As a kid, I was inclined to inspect things increasingly more closely and often indulged a knack for making and building, all while indulging in a guilty itch to open things up and take them apart without much consideration for their repair. Just wishing to make beautiful and desired things, indulging in hands-on investigation of interesting materials, making an occassional social commentary, documenting obscure observations, probing my subconscious: each have all at one time or another stood in for a motivating creative catalyst.
Frankly, looking back, most of my perceived creative inspiration and rationale now seem far too manufactured, especially in light of my 2 decades instructing and learning from thousands of elder artists within the Art With Elders program.
These elder artist friends in their wisdom repeatedly demonstrate that there's no good practical reason to make art. Aesthetic objects serve no rational purpose. Anyone making art with any regularity is compelled intuitively and senselessly. The drive to make art is a priori, purpose is then glazed over that initial instinct.
With that in mind, reasons can be teased out or worse wholly synthesized but at the very least I suppose I continue to hope my creations may have certain desirable effects on others. The hope persists despite any solid evidence of its likelihood. Actually I avoid imbuing much of any thematic intentions knowing full well the rough odds for personal fulfillment from a satisfactorily communicated effect.
I can say, I make art for the same reasons I medidtate. Both activities I engage in almost equal measure and result in more or less the same feelings just before, during and after. My rewards are spasms of connectedness, awe, flow, curiosity and awareness. While these sensations are by no means garunteed during these disciplines, both meditation and creativity increase the likelihood of their occurrence, intensity and regularity. Just like with any pleasurable experience, it is also bolstered by degrees through refinement, routine and sacrifice in its name. It seems likely that if my works are crafted under these circumstance, their chances of positively affecting viewers increases.
To me our world seems a little more broken today than at other times in my limited memory. Meaning and truth appear to often surprisingly fall victim to uncompromising faith. Reliable nurturing sources of spirituality are harder to find. Too much of humanity reflexively moves away from, or even remains in a state of open hostility toward our natural environment. All the while, far too many of us take for granted just how reliant we are on nature and how tenuous is our grip on existence.
We are by our very nature...Nature...
I have always craved access to nature, or at least to facsimilies of it, when direct interaction is unavailable. It feels good to me to be physically, spiritually or cognitively close to natural elements like sun, water, metal, and stone. As a young kid, most of my day was spent immersed in the outside; building forts, surfing, meandering or biking through woods or swimming. Now, I may go most of my day awkwardly separated from it, wholly immersed within and among man-made materials and phenomena.

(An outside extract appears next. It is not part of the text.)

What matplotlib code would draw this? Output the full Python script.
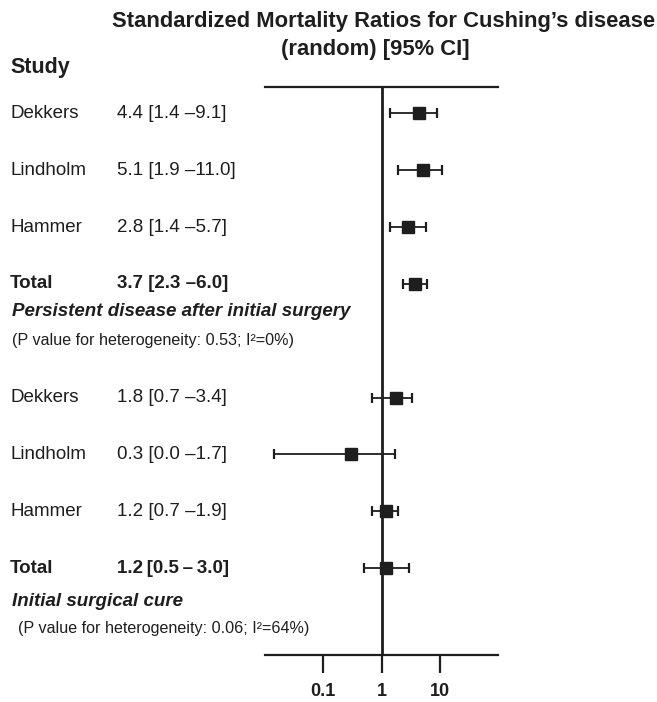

Although this feels like an ill-fated trend inclined to eventually self-correct, I can imagine that others, like myself, seek out and wish to surround ourselves with objects and aesthetic phenomena that reconnect us to nature within our ever more man-made reality. I imagine there is a strong possibility that we might continue to move away from our natural origins to our great peril. In that case, is it not then possible such nature -memorializing art objects may one day be recognized or even revered as icons with uncommon psychological and spiritual power?